Skylar skips to the kitchen and pours herself a glass of orange juice. I watch the conversation between us and only now realize the disappointment on her face as I tell her I can’t come to her talent show. Time places a heavy hand on my shoulder and gently pushes me to follow Skylar out the door to the concert hall. The realization that this might be the last time I get to see my daughter alive and well hits me and I spend the rest of this Time trying to memorize her and take in the little things about her that I have failed to notice. I observe how she is with her friends and teachers. Always bubbly and full of happiness. She has a way of alleviating the environment around her bringing instant joy to everyone she comes across. I see the way she smiles to strangers on the streets and the way she hollers a ‘good morning’ as she sees a neighbor watering their garden or picking up the mail. She is a ball of sunshine that lit up the world around her. I don’t know why I was always too busy to see that.

Now Time and I are at the backstage of the concert hall. I see Skylar practicing alone and I suddenly I am uncomfortably conscious of the fact that I don’t even know what she will be performing. When her name is announced on stage. She forces out a nervous smile and stands center stage.

“My daddy says,

There are twenty four hours,

So we shouldn’t be stopping,

To smell the flowers,

My daddy says,

That life is a race,

We have to hurry,

To match time’s pace,

But I think time is moments,

And love and good friends,

Not something with a beginning,

A middle and end,

So maybe if I write daddy a poem,

And say it out loud,

We will share more moments,

And he’ll be there in the crowd.”

Skylar takes a moment to breathe in the atmosphere of the hall and scan the audience in search of me. I run to the stage and hug Skylar, desperately hoping she can sense my presence and know that I am here with her. But she does not and I watch a hint of a frown on her beautiful face as she walks off stage, failing to find me among the audience. Time taps me on the shoulder telling me it is time to return to my present. I wrap my pinky around Time’s and we travel forward in time.
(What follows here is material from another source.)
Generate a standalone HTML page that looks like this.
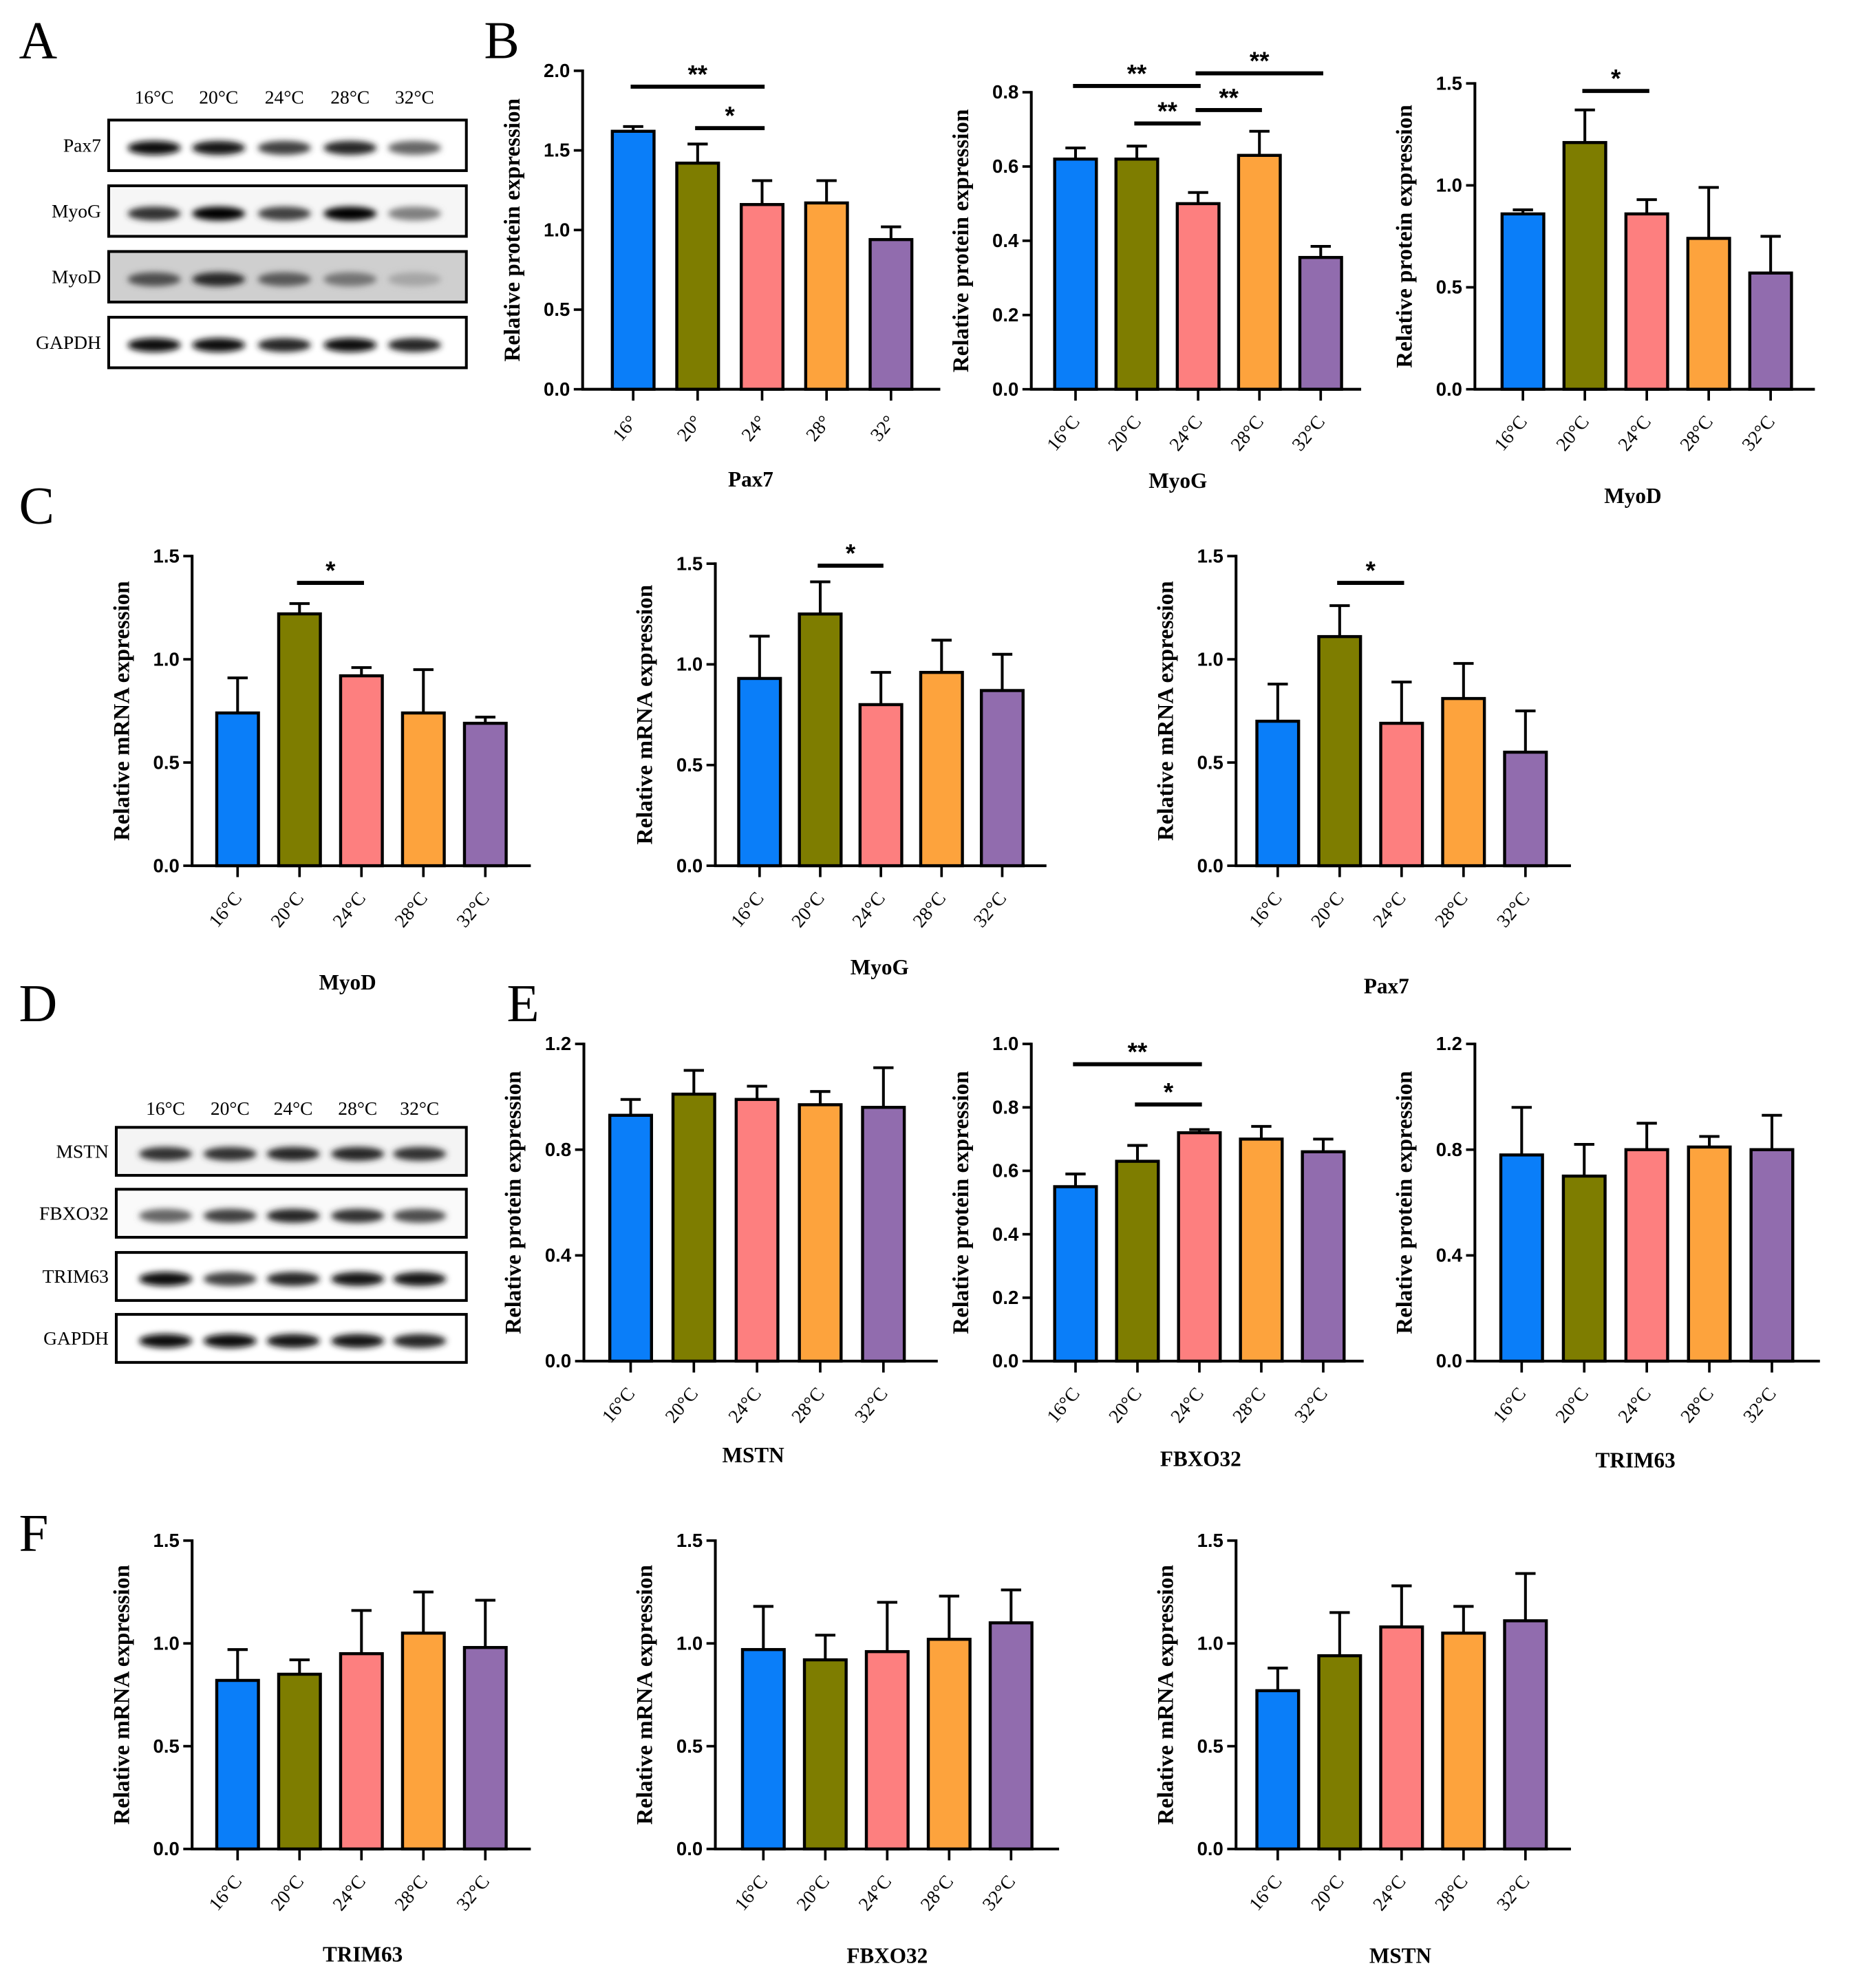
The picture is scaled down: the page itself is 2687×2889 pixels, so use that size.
<!DOCTYPE html>
<html><head><meta charset="utf-8"><style>
html,body{margin:0;padding:0;background:#fff;}
svg{display:block;}
.tk{font-family:"Liberation Sans",sans-serif;font-weight:bold;font-size:15px;}
.xl{font-family:"Liberation Serif",serif;font-size:15px;}
.yt{font-family:"Liberation Serif",serif;font-weight:bold;font-size:18px;}
.ct{font-family:"Liberation Serif",serif;font-weight:bold;font-size:17px;}
.pl{font-family:"Liberation Serif",serif;font-size:42px;}
.bl{font-family:"Liberation Serif",serif;font-size:15px;}
.st{font-family:"Liberation Sans",sans-serif;font-weight:bold;font-size:20px;}
</style></head><body>
<svg id="fig" width="2687" height="2889" viewBox="0 0 1463 1573" preserveAspectRatio="none" xmlns="http://www.w3.org/2000/svg">
<defs><filter id="blur" x="-20%" y="-50%" width="140%" height="200%"><feGaussianBlur stdDeviation="2.5"/></filter></defs>
<text class="pl" x="15" y="46">A</text>
<text class="pl" x="383" y="46">B</text>
<text class="pl" x="15" y="414">C</text>
<text class="pl" x="15" y="808">D</text>
<text class="pl" x="401" y="808">E</text>
<text class="pl" x="15" y="1227">F</text>
</svg>
<script>
const temps = ["16°C","20°C","24°C","28°C","32°C"];
const tempsShort = ["16°","20°","24°","28°","32°"];
const colors = ["#0a7ef9","#7e7d00","#fd7f7f","#fda33d","#916cae"];

// Panel B (protein)
const bPax7Vals = [1.62,1.42,1.16,1.17,0.94];
const bPax7Errs = [0.03,0.12,0.15,0.14,0.08];
const bMyoGVals = [0.62,0.62,0.50,0.63,0.355];
const bMyoGErrs = [0.03,0.035,0.03,0.065,0.03];
const bMyoDVals = [0.86,1.21,0.86,0.74,0.57];
const bMyoDErrs = [0.02,0.16,0.07,0.25,0.18];
// Panel C (mRNA)
const cMyoDVals = [0.74,1.22,0.92,0.74,0.69];
const cMyoDErrs = [0.17,0.05,0.04,0.21,0.03];
const cMyoGVals = [0.93,1.25,0.80,0.96,0.87];
const cMyoGErrs = [0.21,0.16,0.16,0.16,0.18];
const cPax7Vals = [0.70,1.11,0.69,0.81,0.55];
const cPax7Errs = [0.18,0.15,0.20,0.17,0.20];
// Panel E (protein)
const eMSTNVals = [0.93,1.01,0.99,0.97,0.96];
const eMSTNErrs = [0.06,0.09,0.05,0.05,0.15];
const eFBXOVals = [0.55,0.63,0.72,0.70,0.66];
const eFBXOErrs = [0.04,0.05,0.01,0.04,0.04];
const eTRIMVals = [0.78,0.70,0.80,0.81,0.80];
const eTRIMErrs = [0.18,0.12,0.10,0.04,0.13];
// Panel F (mRNA)
const fTRIMVals = [0.82,0.85,0.95,1.05,0.98];
const fTRIMErrs = [0.15,0.07,0.21,0.20,0.23];
const fFBXOVals = [0.97,0.92,0.96,1.02,1.10];
const fFBXOErrs = [0.21,0.12,0.24,0.21,0.16];
const fMSTNVals = [0.77,0.94,1.08,1.05,1.11];
const fMSTNErrs = [0.11,0.21,0.20,0.13,0.23];

// Blot band intensities (0-1)
const blotA = {rows:["Pax7","MyoG","MyoD","GAPDH"],
  intens:[[0.95,0.9,0.75,0.85,0.6],[0.8,1,0.75,1,0.5],[0.7,0.85,0.65,0.55,0.35],[0.95,0.95,0.85,0.95,0.85]]};
const blotD = {rows:["MSTN","FBXO32","TRIM63","GAPDH"],
  intens:[[0.8,0.8,0.85,0.85,0.8],[0.6,0.75,0.85,0.8,0.7],[0.95,0.75,0.85,0.9,0.9],[0.95,0.95,0.9,0.9,0.85]]};

const NS="http://www.w3.org/2000/svg";
const svg=document.getElementById('fig');
function mk(tag,attrs,parent){const e=document.createElementNS(NS,tag);for(const k in attrs)e.setAttribute(k,attrs[k]);(parent||svg).appendChild(e);return e;}

function chart(cfg){
  const g=mk('g',{});
  
  
  const y=v=>cfg.y0-(v/cfg.ymax)*(cfg.y0-cfg.ytop);
  const xc=i=>cfg.ax+cfg.off+i*cfg.step;
  const bw=33;
  cfg.vals.forEach((v,i)=>{
    const top=y(v+cfg.errs[i]);
    const el=mk('line',{x1:xc(i),x2:xc(i),y1:y(v),y2:top,stroke:'#000','stroke-width':2.2},g);
    
    
    const cap=mk('line',{x1:xc(i)-8,x2:xc(i)+8,y1:top,y2:top,stroke:'#000','stroke-width':2.2},g);
    
    
    const r=mk('rect',{x:xc(i)-bw/2,y:y(v),width:bw,height:cfg.y0-y(v),fill:colors[i],stroke:'#000','stroke-width':2.4},g);
    
    
    mk('line',{x1:xc(i),x2:xc(i),y1:cfg.y0,y2:cfg.y0+9,stroke:'#000','stroke-width':2},g);
    const t=mk('text',{class:'xl',x:xc(i)+4,y:cfg.y0+26,'text-anchor':'end',transform:`rotate(-50 ${xc(i)+4} ${cfg.y0+26})`},g);
    t.textContent=(cfg.short?tempsShort:temps)[i];
    
    
  });
  const ya=mk('line',{x1:cfg.ax,x2:cfg.ax,y1:cfg.ytop-1,y2:cfg.y0+1,stroke:'#000','stroke-width':2.2},g);
  
  
  const xa=mk('line',{x1:cfg.ax-1,x2:cfg.xend,y1:cfg.y0,y2:cfg.y0,stroke:'#000','stroke-width':2.2},g);
  
  
  for(let v=0;v<=cfg.ymax+1e-9;v+=cfg.tstep){
    mk('line',{x1:cfg.ax-7,x2:cfg.ax,y1:y(v),y2:y(v),stroke:'#000','stroke-width':2},g);
    const t=mk('text',{class:'tk',x:cfg.ax-10,y:y(v)+5,'text-anchor':'end'},g);
    t.textContent=v.toFixed(1);
    
    
  }
  const ym=(cfg.y0+cfg.ytop)/2;
  const yt=mk('text',{class:'yt',x:cfg.ax-50,y:ym,'text-anchor':'middle',transform:`rotate(-90 ${cfg.ax-50} ${ym})`},g);
  yt.textContent=cfg.ytitle;
  
  
  const ct=mk('text',{class:'ct',x:cfg.tx,y:cfg.ty,'text-anchor':'middle'},g);
  ct.textContent=cfg.title;
  
  
  (cfg.br||[]).forEach(b=>{
    const ly=y(b[2]);
    const l=mk('line',{x1:xc(b[0])-2,x2:xc(b[1])+2,y1:ly,y2:ly,stroke:'#000','stroke-width':3.2},g);
    
    
    const s=mk('text',{class:'st',x:(xc(b[0])+xc(b[1]))/2,y:ly-3,'text-anchor':'middle'},g);
    s.textContent=b[3];
    
    
  });
}
const PY="Relative protein expression", MY="Relative mRNA expression";
chart({name:'chart-b-pax7',vals:bPax7Vals,errs:bPax7Errs,ax:461,y0:308,ytop:56,ymax:2,tstep:0.5,off:40,step:51,xend:744,short:true,ytitle:PY,title:'Pax7',tx:594,ty:385,br:[[0,2,1.90,'**'],[1,2,1.64,'*']]});
chart({name:'chart-b-myog',vals:bMyoGVals,errs:bMyoGErrs,ax:816,y0:308,ytop:73,ymax:0.8,tstep:0.2,off:35,step:48.5,xend:1077,ytitle:PY,title:'MyoG',tx:932,ty:386,br:[[0,2,0.817,'**'],[1,2,0.716,'**'],[2,3,0.752,'**'],[2,4,0.851,'**']]});
chart({name:'chart-b-myod',vals:bMyoDVals,errs:bMyoDErrs,ax:1167,y0:308,ytop:66,ymax:1.5,tstep:0.5,off:38,step:49,xend:1436,ytitle:PY,title:'MyoD',tx:1292,ty:398,br:[[1,2,1.463,'*']]});
chart({name:'chart-c-myod',vals:cMyoDVals,errs:cMyoDErrs,ax:152,y0:685,ytop:440,ymax:1.5,tstep:0.5,off:36,step:49,xend:420,ytitle:MY,title:'MyoD',tx:275,ty:783,br:[[1,2,1.37,'*']]});
chart({name:'chart-c-myog',vals:cMyoGVals,errs:cMyoGErrs,ax:566,y0:685,ytop:446,ymax:1.5,tstep:0.5,off:35,step:48,xend:828,ytitle:MY,title:'MyoG',tx:696,ty:771,br:[[1,2,1.49,'*']]});
chart({name:'chart-c-pax7',vals:cPax7Vals,errs:cPax7Errs,ax:978,y0:685,ytop:440,ymax:1.5,tstep:0.5,off:33,step:49,xend:1243,ytitle:MY,title:'Pax7',tx:1097,ty:786,br:[[1,2,1.37,'*']]});
chart({name:'chart-e-mstn',vals:eMSTNVals,errs:eMSTNErrs,ax:462,y0:1077,ytop:826,ymax:1.2,tstep:0.4,off:37,step:50,xend:742,ytitle:PY,title:'MSTN',tx:596,ty:1157});
chart({name:'chart-e-fbxo32',vals:eFBXOVals,errs:eFBXOErrs,ax:816,y0:1077,ytop:826,ymax:1.0,tstep:0.2,off:35,step:49,xend:1079,ytitle:PY,title:'FBXO32',tx:950,ty:1160,br:[[0,2,0.936,'**'],[1,2,0.809,'*']]});
chart({name:'chart-e-trim63',vals:eTRIMVals,errs:eTRIMErrs,ax:1167,y0:1077,ytop:826,ymax:1.2,tstep:0.4,off:37,step:49.5,xend:1440,ytitle:PY,title:'TRIM63',tx:1294,ty:1161});
chart({name:'chart-f-trim63',vals:fTRIMVals,errs:fTRIMErrs,ax:152,y0:1463,ytop:1219,ymax:1.5,tstep:0.5,off:36,step:49,xend:420,ytitle:MY,title:'TRIM63',tx:287,ty:1552});
chart({name:'chart-f-fbxo32',vals:fFBXOVals,errs:fFBXOErrs,ax:566,y0:1463,ytop:1219,ymax:1.5,tstep:0.5,off:38,step:49,xend:838,ytitle:MY,title:'FBXO32',tx:702,ty:1553});
chart({name:'chart-f-mstn',vals:fMSTNVals,errs:fMSTNErrs,ax:978,y0:1463,ytop:1219,ymax:1.5,tstep:0.5,off:33,step:49,xend:1243,ytitle:MY,title:'MSTN',tx:1108,ty:1553});

function blot(b,name,x0,x1,rowsY,h,hdrY,lanes,bg){
  const g=mk('g',{});
  
  
  temps.forEach((t,i)=>{
    const e=mk('text',{class:'bl',x:lanes[i],y:hdrY,'text-anchor':'middle'},g);
    e.textContent=t;
    
    
  });
  b.rows.forEach((r,k)=>{
    const yy=rowsY[k];
    const box=mk('rect',{x:x0,y:yy,width:x1-x0,height:h,fill:bg[k],stroke:'#000','stroke-width':2.2},g);
    
    
    b.intens[k].forEach((v,i)=>{
      const c=Math.round(255*(1-v));
      mk('ellipse',{cx:lanes[i],cy:yy+h/2+2,rx:21,ry:5.5,fill:`rgb(${c},${c},${c})`,filter:'url(#blur)'},g);
    });
    const l=mk('text',{class:'bl',x:x0-6,y:yy+h/2+5,'text-anchor':'end'},g);
    l.textContent=r;
    
    
  });
}
blot(blotA,'western-blot-a',86,369,[95,147,199,251],40,82,[122,173,225,277,328],['#fff','#f6f6f6','#cfcfcf','#fff']);
blot(blotD,'western-blot-d',92,369,[892,941,991,1040],38,882,[131,182,232,283,332],['#f4f4f4','#fafafa','#fff','#fff']);
</script>
</body></html>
“I have many names, but your daughter is the only one to call me Moments. That is why I am so fond of her. Fond enough to grant her wish to let her father be in the crowd of her talent show.” Time gives me one final reassuring pat on the shoulder and walks away, slowly disappearing.

I run back into the hospital and find my wife sitting on the side of Skylar’s bed, The doctor is relieved to see me and I know Skylar’s time is almost over. So, I kiss her forehead and whisper into her ear.

“Honey, you may not have much Time here but you have had so many Moments, touching the souls of people around you with everything you do. All I have left to say is I’m sorry I was not a part of them.” I hold my wife’s hand as we listen to our daughter’s faint heartbeat slow down, and finally stop.

Tick, Tick, Tock, Tock, Tick, Tick, Tock,

Two years later I am at my workshop. The clocks decorating the walls of workshop tick and tock in sync, each second hand moving precisely uniformly except for one. The wristwatch I wear does not have numbers. Just a single second hand, ticking and toking out of sync with the rest of the clocks. This is because it ticks and tocks to the sound of my daughter’s heartbeat. I made it especially for her. To remind me that life does not revolve around Time. It should revolve around the people we love and the Moments we have with them.